Family, friends, bandmates, and barmates are mourning the loss of Louis Salgar.
Yesterday at approximately 3 p.m., the 31-year-old punk musician and bartender was found dead in his home at NE Eighth Court and 85th Street just east of Biscayne Boulevard.
He was shot and killed, according to the Miami Police Department.
UPDATE A stolen Honda Accord that may be Louis Salgar's car has been found in Palm Beach. And suspects are being pursued by police.
UPDATE #2 A suspect has finally been named in the murder of Louis Salgar.
UPDATE #3 A memorial benefit will be held at Churchill's Pub for Louis Salgar to benefit his family.
See also: Secret Arms' Louis Salgar Talks Strange Noise
After neighbors heard gunshots and a roommate called police, MPD investigators arrived at 8551 NE Eighth Court to discover that Salgar had been murdered. But so far, no motive and no suspects have been revealed.
Meanwhile, in the wake of this tragedy, Louis' family and friends grieve, profoundly saddened by the utter senselessness of his death, yet gladdened to have known and loved him.

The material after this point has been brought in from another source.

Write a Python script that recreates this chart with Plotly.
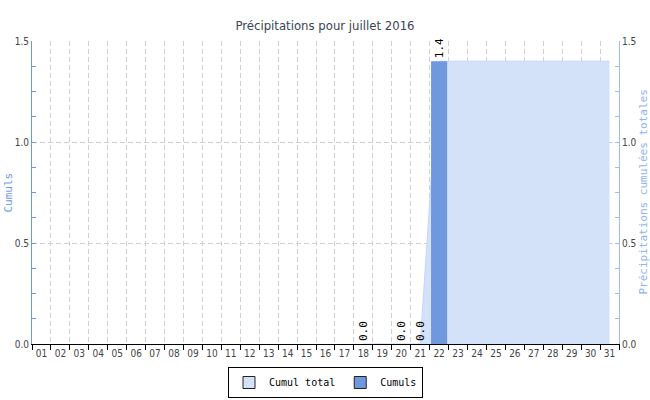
import plotly.graph_objects as go

# days of the month and the measured values
days = ['%02d' % d for d in range(1, 32)]

bar_days = ['18', '20', '21', '22']
bar_values = [0.0, 0.0, 0.0, 1.4]

total_days = ['%02d' % d for d in range(18, 32)]
total_values = [0.0, 0.0, 0.0, 0.0, 1.4, 1.4, 1.4, 1.4, 1.4, 1.4, 1.4, 1.4, 1.4, 1.4]

mono = 'DejaVu Sans Mono'
sans = 'Liberation Sans Narrow, DejaVu Sans Condensed, DejaVu Sans'

area_color = '#d3e1f9'
bar_color = '#6f98de'
right_color = '#9dbdf3'

W, H = 650, 400
L, R, T, B = 32, 31, 41, 56
PW = W - L - R

fig = go.Figure()

# cumulative area on the base axis (right side), drawn underneath
fig.add_trace(go.Scatter(
    x=total_days, y=total_values,
    name='Cumul total', showlegend=False,
    mode='lines',
    line=dict(color='#c4d6f6', width=1),
    fill='tozeroy',
    fillcolor=area_color,
    yaxis='y',
))

# daily bars on the overlaying left axis, drawn on top
fig.add_trace(go.Bar(
    x=bar_days, y=bar_values,
    name='Cumuls', showlegend=False,
    marker=dict(color=bar_color, line=dict(width=0)),
    width=0.85,
    text=['%.1f' % v for v in bar_values],
    textposition='outside',
    textangle=-90,
    constraintext='none',
    textfont=dict(family=mono, size=11, color='black'),
    cliponaxis=False,
    yaxis='y2',
))

# legend entries with outlined square swatches
fig.add_trace(go.Bar(x=[None], y=[None], name='Cumul total', yaxis='y2',
                     marker=dict(color=area_color, line=dict(color='#222', width=1))))
fig.add_trace(go.Bar(x=[None], y=[None], name='Cumuls', yaxis='y2',
                     marker=dict(color=bar_color, line=dict(color='#222', width=1))))

# axis titles placed by hand
fig.add_annotation(text='Cumuls', xref='paper', yref='paper',
                   x=(8 - L) / PW, y=0.5, xanchor='center', yanchor='middle',
                   textangle=-90, showarrow=False,
                   font=dict(family=mono, size=11, color='#6f9ae6'))
fig.add_annotation(text='Précipitations cumulées totales', xref='paper', yref='paper',
                   x=(643 - L) / PW, y=0.5, xanchor='center', yanchor='middle',
                   textangle=-90, showarrow=False,
                   font=dict(family=mono, size=11, color='#8fb3f0'))

fig.update_layout(
    width=W, height=H,
    margin=dict(l=L, r=R, t=T, b=B, autoexpand=False),
    paper_bgcolor='white', plot_bgcolor='white',
    title=dict(text='Précipitations pour juillet 2016', x=0.5, xanchor='center',
               y=1 - 25 / H, yanchor='middle',
               font=dict(family=sans, size=13, color='#3a4454')),
    xaxis=dict(
        type='category', categoryorder='array', categoryarray=days,
        range=[-0.5, 30.5], tickangle=0, automargin=False,
        tickson='boundaries', ticks='outside', ticklen=5, tickcolor='black',
        showline=True, linecolor='black', linewidth=1,
        showgrid=True, gridcolor='#d0d0d0', griddash='5px,3px', gridwidth=1,
        tickfont=dict(family=sans, size=10, color='#444'),
    ),
    yaxis=dict(
        range=[0, 1.5], dtick=0.5, tickformat='.1f', automargin=False,
        side='right',
        showline=True, linecolor=right_color, linewidth=1,
        ticks='inside', ticklen=4, tickcolor=right_color,
        minor=dict(dtick=0.125, ticks='inside', ticklen=4, tickcolor=right_color, showgrid=False),
        showgrid=True, gridcolor='#d0d0d0', griddash='5px,3px',
        zeroline=False,
        tickfont=dict(family=sans, size=10, color='#444'),
    ),
    yaxis2=dict(
        range=[0, 1.5], dtick=0.5, tickformat='.1f', automargin=False,
        overlaying='y', side='left',
        showline=True, linecolor=bar_color, linewidth=1,
        ticks='inside', ticklen=4, tickcolor=bar_color,
        minor=dict(dtick=0.125, ticks='inside', ticklen=4, tickcolor=bar_color, showgrid=False),
        showgrid=False, zeroline=False,
        tickfont=dict(family=sans, size=10, color='#444'),
    ),
    legend=dict(
        orientation='h', x=0.5, xanchor='center',
        yref='container', y=(H - 367) / H, yanchor='top',
        bordercolor='black', borderwidth=1, bgcolor='white',
        font=dict(family=mono, size=10, color='black'),
        traceorder='normal',
    ),
    barmode='overlay',
)

# the page body has a default 8px margin; drop it so the figure sits at 0,0
fig.write_html('out.html', config={'displayModeBar': False},
               post_script="document.body.style.margin='0';")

As a bartender, Salgar served as Gramps' head bartender before moving on to the Broken Shaker earlier this year.
In an Instagram message, his former Wynwood workplace bid him adieu: "Louis Salgar, rest in peace. We miss you already. You leave behind a family, a Lizzie [his girlfriend], and a group of friends and colleagues whose lives have been made more joyous, magical, musical, and savory because of you. Thank you."
As a musician, Louis was a member of many Miami punk and post-hardcore bands during the last decade. Most recently, he served as the guitar player for Secret Arms, a trio that played New Times' Crossfade Music Series and released a 12-track album produced by Capsule's Ryan Haft.
In response to Salgar's death, Secret Arms drummer and longtime friend Mike Rodriguez shared his grief, writing in a Facebook post: "For almost ten years, I have had the pleasure of knowing Louis Salgar. We have made music in multiple bands with each other since becoming friends, but more importantly we vigilantly set out to enrich one another's lives. We traded books, music, movies, laughs, and life experiences.
"He made the best cocktails and I was lucky enough to be one of his taste testers in the early days while he was perfecting his craft. His laugh was infectious. His purity of heart was incredible. He was never afraid to speak his mind. He was an awesome friend. I want justice."
And Tyler Bronis, a high-school friend and Secret Arms bassist, offered his own raw goodbye: "Fucking beyond devastated that I'll never hear you laugh again, hear a new one of your insane guitar riffs again, hear you say something incredibly hilarious yet incredibly offensive again, get drunk off your amazing cocktails and write booze-fueled music with you again... I could go on and on about how ridiculously awesome you were.
"The world lost the best fucking dude today. Thrash into eternity, my brother."